The Gaelic name for Kisimul Castle is Caisteal Chiosmuil, which loosely translates as ‘castle of the rock of the small bay’, which pretty well describes this scenic medieval fortress, perched on a rocky islet at the entrance to Castle Bay, Isle of Barra. The name Kisimul is pronounced with an 'sh', giving something vaguely like 'Kishmule'. Kisimul was the seat of the chief of the Macneils of Barra.
According to tradition, the first Macneils came to Barra in the 11th century, but the first historical record of a clan chief here comes from 1427, when Gilleonan Macneil was granted the island by Lord Alexander MacDonald, Lord of the Isles. It was probably he who built Kisimul on the rocky island, with a small crew house beside the castle for his personal crew and galley.
The Macneils retained Barra until 1838 when they were forced to sell the lordship to repay heavy debts. In 1937 a descendant of the Macneils of Barra, Robert Lister Macneil, the 45th Chief, purchased the estates once more and set to work restoring the castle. In 2000 Kisimul passed into the hands of Historic Scotland, who maintain the site today.
Most of the castle dates to the 15th century. It is built as a three-storey tower house surrounded by a curtain wall. Within the wall is a courtyard enclosing secondary buildings including a chapel, feasting hall, watchman's house, and heir's house (called a 'tanist').

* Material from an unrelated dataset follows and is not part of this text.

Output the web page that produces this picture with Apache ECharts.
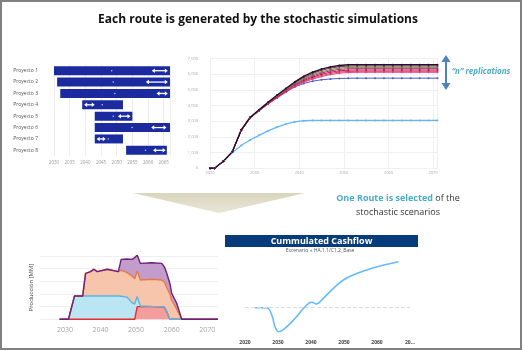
<!DOCTYPE html>
<html>
<head>
<meta charset="utf-8">
<script src="https://cdn.jsdelivr.net/npm/echarts@6/dist/echarts.min.js"></script>
<style>
html,body{margin:0;padding:0;background:#fff}
#chart{width:523px;height:351px}
</style>
</head>
<body>
<div id="chart"></div>
<script>
//gantt de proyectos
var projects = ['Proyecto 1', 'Proyecto 2', 'Proyecto 3', 'Proyecto 4', 'Proyecto 5', 'Proyecto 6', 'Proyecto 7', 'Proyecto 8'];
var projStart = [2030, 2031, 2032, 2039, 2043, 2043, 2043, 2053];
var projEnd = [2067, 2067, 2067, 2052, 2055, 2067, 2052, 2066];
var arrowFrom = [2061.2, 2059.3, 2062.7, 2039.6, 2050.4, 2061, 2043.6, 2061.6];
var arrowTo = [2066.3, 2066.3, 2066.3, 2043, 2054.4, 2065.9, 2046.5, 2065.6];
var dotYear = [2048.4, 2048.9, 2049.4, 2045.4, 2048.9, 2054.9, 2047.3, 2059.2];

//replicaciones estocasticas (acumulado)
var simYears = [2020, 2021, 2023, 2025, 2027, 2029, 2031, 2033, 2035, 2037, 2039, 2041, 2043, 2045, 2047, 2049, 2051, 2053, 2055, 2057, 2059, 2061, 2063, 2065, 2067, 2069, 2071];
var repA = [0, 0, 450, 1050, 2450, 3250, 3720, 4200, 4650, 5080, 5500, 5850, 6120, 6320, 6460, 6550, 6600, 6600, 6600, 6600, 6600, 6600, 6600, 6600, 6600, 6600, 6600];
var repB = [0, 0, 450, 1050, 2440, 3240, 3710, 4180, 4620, 5040, 5450, 5780, 6040, 6240, 6380, 6470, 6510, 6515, 6515, 6515, 6515, 6515, 6515, 6515, 6515, 6515, 6515];
var repC = [0, 0, 450, 1050, 2430, 3230, 3700, 4160, 4590, 5000, 5400, 5710, 5960, 6150, 6290, 6380, 6420, 6430, 6430, 6430, 6430, 6430, 6430, 6430, 6430, 6430, 6430];
var repD = [0, 0, 450, 1050, 2420, 3220, 3690, 4140, 4560, 4960, 5350, 5650, 5880, 6070, 6210, 6300, 6340, 6345, 6345, 6345, 6345, 6345, 6345, 6345, 6345, 6345, 6345];
var repE = [0, 0, 450, 1050, 2410, 3210, 3680, 4120, 4530, 4920, 5300, 5590, 5810, 5990, 6120, 6210, 6250, 6260, 6260, 6260, 6260, 6260, 6260, 6260, 6260, 6260, 6260];
var repF = [0, 0, 450, 1050, 2400, 3200, 3670, 4100, 4500, 4880, 5250, 5530, 5740, 5910, 6040, 6130, 6170, 6180, 6180, 6180, 6180, 6180, 6180, 6180, 6180, 6180, 6180];
var repG = [0, 0, 450, 1050, 2390, 3190, 3660, 4080, 4470, 4840, 5200, 5480, 5680, 5840, 5970, 6060, 6100, 6115, 6115, 6115, 6115, 6115, 6115, 6115, 6115, 6115, 6115];
var repH = [0, 0, 450, 1050, 2400, 3200, 3670, 4100, 4500, 4870, 5180, 5400, 5550, 5640, 5690, 5720, 5735, 5740, 5740, 5740, 5740, 5740, 5740, 5740, 5740, 5740, 5740];
var repLow = [0, 0, 450, 1000, 1450, 1800, 2100, 2380, 2620, 2820, 2960, 3030, 3050, 3050, 3050, 3050, 3050, 3050, 3050, 3050, 3050, 3050, 3050, 3050, 3050, 3050, 3050];

//produccion de la ruta seleccionada
var prodYears = [2028.5, 2031, 2032.7, 2035, 2035.8, 2037.2, 2038.1, 2039.1, 2041.9, 2045, 2045.8, 2047.4, 2048.9, 2049.6, 2050.3, 2051.2, 2054.4, 2057.2, 2058, 2058.6, 2059.5, 2060, 2061.4, 2062.8, 2073];
var prodRed = [0, 0, 0, 0, 0, 0, 0, 0, 0, 0, 0, 0, 0, 0, 10, 10, 10, 9.8, 9.3, 6, 0, 0, 0, 0, 0];
var prodBlue = [0, 0, 18.4, 18.4, 18.4, 18.4, 18.4, 18.4, 18.4, 18.4, 18.2, 17.5, 13, 12, 8, 0.5, 0.2, 0.2, 0.2, 0, 0, 0, 0, 0, 0];
var prodSalmon = [0, 0, 0, 0, 17.8, 19.1, 21, 19.1, 21, 19.1, 20.3, 19.5, 21, 20, 20, 20.5, 21.3, 21, 19.5, 19, 20, 15, 8, 0, 0];
var prodPurple = [0, 0, 0, 0, 0, 0, 0, 0, 0, 0, 8.7, 10.5, 13.2, 16.5, 12.6, 13, 13, 13, 12, 11.2, 8, 5.5, 4.6, 0, 0];
var prodTicks = [2030, 2040, 2050, 2060, 2070];

//flujo de caja acumulado
var cfYears = [2023, 2026.6, 2028.1, 2029.1, 2030.1, 2032.1, 2035.2, 2038.2, 2040.2, 2041.7, 2043.7, 2046.8, 2049.8, 2052.8, 2056.9, 2060.9, 2066.5];
var cfValues = [0, 0, -73, -190, -240, -206, -106, 10, 54, 37, 94, 194, 277, 327, 377, 417, 460];

var chart = echarts.init(document.getElementById('chart'));
var FONT = '"Open Sans", "Noto Sans", sans-serif';

//une años y valores
function pairs(xs, ys) {
    var out = [];
    for (var i = 0; i < xs.length; i++) {
        out.push([xs[i], ys[i]]);
    }
    return out;
}

function yearLabel(v) {
    return String(v);
}

//filas del gantt
var ganttData = [];
for (var i = 0; i < projects.length; i++) {
    ganttData.push([i, projStart[i], projEnd[i], arrowFrom[i], arrowTo[i], dotYear[i]]);
}

function renderGantt(params, api) {
    var cat = api.value(0);
    var s = api.coord([api.value(1), cat]);
    var e = api.coord([api.value(2), cat]);
    var a1 = api.coord([api.value(3), cat]);
    var a2 = api.coord([api.value(4), cat]);
    var d = api.coord([api.value(5), cat]);
    var h = 9;
    var y = s[1];
    return {
        type: 'group',
        children: [
            {type: 'rect', shape: {x: s[0], y: y - h / 2, width: e[0] - s[0], height: h}, style: {fill: '#1b2a9e'}},
            {type: 'line', shape: {x1: a1[0] + 2, y1: y, x2: a2[0] - 2, y2: y}, style: {stroke: '#fff', lineWidth: 1.3}},
            {type: 'polygon', shape: {points: [[a1[0], y], [a1[0] + 3, y - 2.2], [a1[0] + 3, y + 2.2]]}, style: {fill: '#fff'}},
            {type: 'polygon', shape: {points: [[a2[0], y], [a2[0] - 3, y - 2.2], [a2[0] - 3, y + 2.2]]}, style: {fill: '#fff'}},
            {type: 'circle', shape: {cx: d[0], cy: y, r: 0.8}, style: {fill: '#b8bde6'}}
        ]
    };
}

function simLine(data, color, width) {
    return {
        type: 'line',
        xAxisIndex: 1,
        yAxisIndex: 1,
        data: pairs(simYears, data),
        symbol: 'circle',
        symbolSize: 2,
        lineStyle: {color: color, width: width || 1},
        itemStyle: {color: color},
        silent: true
    };
}

//valor primero para que el apilado sea sobre el eje y
function prodArea(data, line, fill) {
    return {
        type: 'line',
        xAxisIndex: 2,
        yAxisIndex: 2,
        stack: 'prod',
        data: pairs(data, prodYears),
        encode: {x: 1, y: 0},
        showSymbol: false,
        lineStyle: {color: line, width: 1.4},
        areaStyle: {color: fill, opacity: 1},
        silent: true
    };
}

var option = {
    animation: false,
    textStyle: {fontFamily: FONT},
    grid: [
        {left: 54, right: 353, top: 65, bottom: 195},
        {left: 210, right: 85.5, top: 58.4, bottom: 182.7},
        {left: 40, right: 305, top: 255.8, bottom: 31.7},
        {left: 245, right: 113, top: 257.7, bottom: 13.3}
    ],
    xAxis: [
        {
            gridIndex: 0, type: 'value', min: 2030, max: 2067, interval: 5,
            axisLine: {show: false}, axisTick: {show: false},
            axisLabel: {fontSize: 4.5, color: '#999', margin: 4, showMaxLabel: false, formatter: yearLabel},
            splitLine: {lineStyle: {color: '#ececec'}}
        },
        {
            gridIndex: 1, type: 'value', min: 2020, max: 2071, interval: 10,
            axisLine: {show: false}, axisTick: {show: false},
            axisLabel: {fontSize: 4, color: '#aaa', margin: 3, showMaxLabel: false, formatter: yearLabel},
            splitLine: {lineStyle: {color: '#f0f0f0'}}
        },
        {
            gridIndex: 2, type: 'value', min: 2023, max: 2073,
            axisLine: {show: false}, axisTick: {show: false},
            axisLabel: {fontSize: 7, color: '#a6a6a6', margin: 7, customValues: prodTicks, formatter: yearLabel},
            splitLine: {show: false}
        },
        {
            gridIndex: 3, type: 'value', min: 2020, max: 2070, interval: 10,
            axisLine: {show: false}, axisTick: {show: false},
            axisLabel: {
                fontSize: 5, fontWeight: 'bold', color: '#444', margin: 2,
                formatter: function (v) { return v === 2070 ? '20...' : String(v); }
            },
            splitLine: {show: false}
        }
    ],
    yAxis: [
        {
            gridIndex: 0, type: 'category', data: projects, inverse: true,
            axisLine: {show: false}, axisTick: {show: false},
            axisLabel: {fontSize: 5, color: '#555', margin: 16}
        },
        {
            gridIndex: 1, type: 'value', min: 0, max: 7000, interval: 1000,
            axisLine: {show: false}, axisTick: {show: false},
            axisLabel: {fontSize: 4, color: '#aaa', margin: 12},
            splitLine: {lineStyle: {color: '#f0f0f0'}}
        },
        {
            gridIndex: 2, type: 'value', min: 0, max: 50, interval: 10,
            axisLine: {show: false}, axisTick: {show: false},
            axisLabel: {show: false},
            splitLine: {lineStyle: {color: '#eeeeee'}},
            name: 'Producción [MM]', nameLocation: 'middle', nameGap: 6, nameRotate: 90,
            nameTextStyle: {fontSize: 6, color: '#444'}
        },
        {
            gridIndex: 3, type: 'value', min: -300, max: 500,
            axisLine: {show: false}, axisTick: {show: false},
            axisLabel: {show: false}, splitLine: {show: false}
        }
    ],
    series: [
        {
            type: 'custom',
            xAxisIndex: 0,
            yAxisIndex: 0,
            renderItem: renderGantt,
            encode: {x: [1, 2], y: 0},
            data: ganttData,
            silent: true
        },
        simLine(repLow, '#62b6f5', 1.3),
        simLine(repH, '#4b5cc4'),
        simLine(repG, '#d9479a'),
        simLine(repF, '#e03c5a'),
        simLine(repE, '#c2185b'),
        simLine(repD, '#a0306a'),
        simLine(repC, '#7d8a3c'),
        simLine(repB, '#6b3a5a'),
        simLine(repA, '#2a0c2c', 1.4),
        prodArea(prodRed, '#ee2a2a', '#f59c9c'),
        prodArea(prodBlue, '#5cb6df', '#bae5f2'),
        prodArea(prodSalmon, '#e47a45', '#f6c5ab'),
        prodArea(prodPurple, '#6e1f7e', '#c29dcc'),
        {
            type: 'line',
            xAxisIndex: 3,
            yAxisIndex: 3,
            data: pairs(cfYears, cfValues),
            smooth: 0.4,
            showSymbol: false,
            lineStyle: {color: '#66bbff', width: 1.6},
            markLine: {
                silent: true, symbol: 'none', label: {show: false},
                lineStyle: {color: '#dddddd', type: 'dashed', width: 1},
                data: [{yAxis: 0}]
            },
            silent: true
        }
    ],
    graphic: [
        {type: 'rect', shape: {x: 1, y: 1, width: 520, height: 348}, style: {fill: 'none', stroke: '#808080', lineWidth: 2}},
        {
            type: 'text', x: 258, y: 20,
            style: {text: 'Each route is generated by the stochastic simulations', font: 'bold 12px ' + FONT, fill: '#111', align: 'center', verticalAlign: 'middle'}
        },
        {
            type: 'polygon', shape: {points: [[133, 193], [305, 193], [219, 213]]},
            style: {fill: new echarts.graphic.LinearGradient(0, 0, 0, 1, [{offset: 0, color: '#d9d4bb'}, {offset: 1, color: '#e9e6d8'}])}
        },
        {
            type: 'text', x: 398, y: 198,
            style: {
                text: '{b|One Route is selected} of the', font: '9px ' + FONT, fill: '#333', align: 'center', verticalAlign: 'middle',
                rich: {b: {fill: '#4bacc6', font: 'bold 9px ' + FONT}}
            }
        },
        {
            type: 'text', x: 398, y: 212,
            style: {text: 'stochastic scenarios', font: '9px ' + FONT, fill: '#333', align: 'center', verticalAlign: 'middle'}
        },
        {type: 'line', shape: {x1: 446, y1: 60, x2: 446, y2: 85}, style: {stroke: '#4f81bd', lineWidth: 2}},
        {type: 'polygon', shape: {points: [[441.5, 62], [450.5, 62], [446, 55]]}, style: {fill: '#4f81bd'}},
        {type: 'polygon', shape: {points: [[441.5, 83], [450.5, 83], [446, 90]]}, style: {fill: '#4f81bd'}},
        {
            type: 'text', x: 481, y: 72,
            style: {text: '\u201cn\u201d replications', font: 'italic bold 8px ' + FONT, fill: '#4bacc6', align: 'center', verticalAlign: 'middle'}
        },
        {type: 'rect', shape: {x: 225, y: 235, width: 193, height: 12}, style: {fill: '#063c7c'}},
        {
            type: 'text', x: 321.5, y: 241.3,
            style: {text: 'Cummulated Cashflow', font: 'bold 9px ' + FONT, fill: '#fff', align: 'center', verticalAlign: 'middle'}
        },
        {
            type: 'text', x: 320, y: 251,
            style: {
                text: 'Escenario {d|\u25cf} HA.1.1/C1.2_Base', font: '5px ' + FONT, fill: '#555', align: 'center', verticalAlign: 'middle',
                rich: {d: {fill: '#66bbff', font: '5px ' + FONT}}
            }
        }
    ]
};

chart.setOption(option);
</script>
</body>
</html>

Near a postern gate is a small well fed by an underground stream. The foundations of the 15th-century crew house can be seen beside the landing place. This was occupied by the sailors who served on the chief's galley.
Kisimul is open during Spring and Summer months, with access from via a small boat from Castlebay. This is a 5 five minute trip, weather permitting.
This has to be one of the most enjoyable historic sites to visit in all of Britain. The location in the middle of the bay is just stunning. There is regular boat service to the castle from the jetty, and you can purchase tickets from the nearby tourist information centre or at the castle after you've made the boat trip.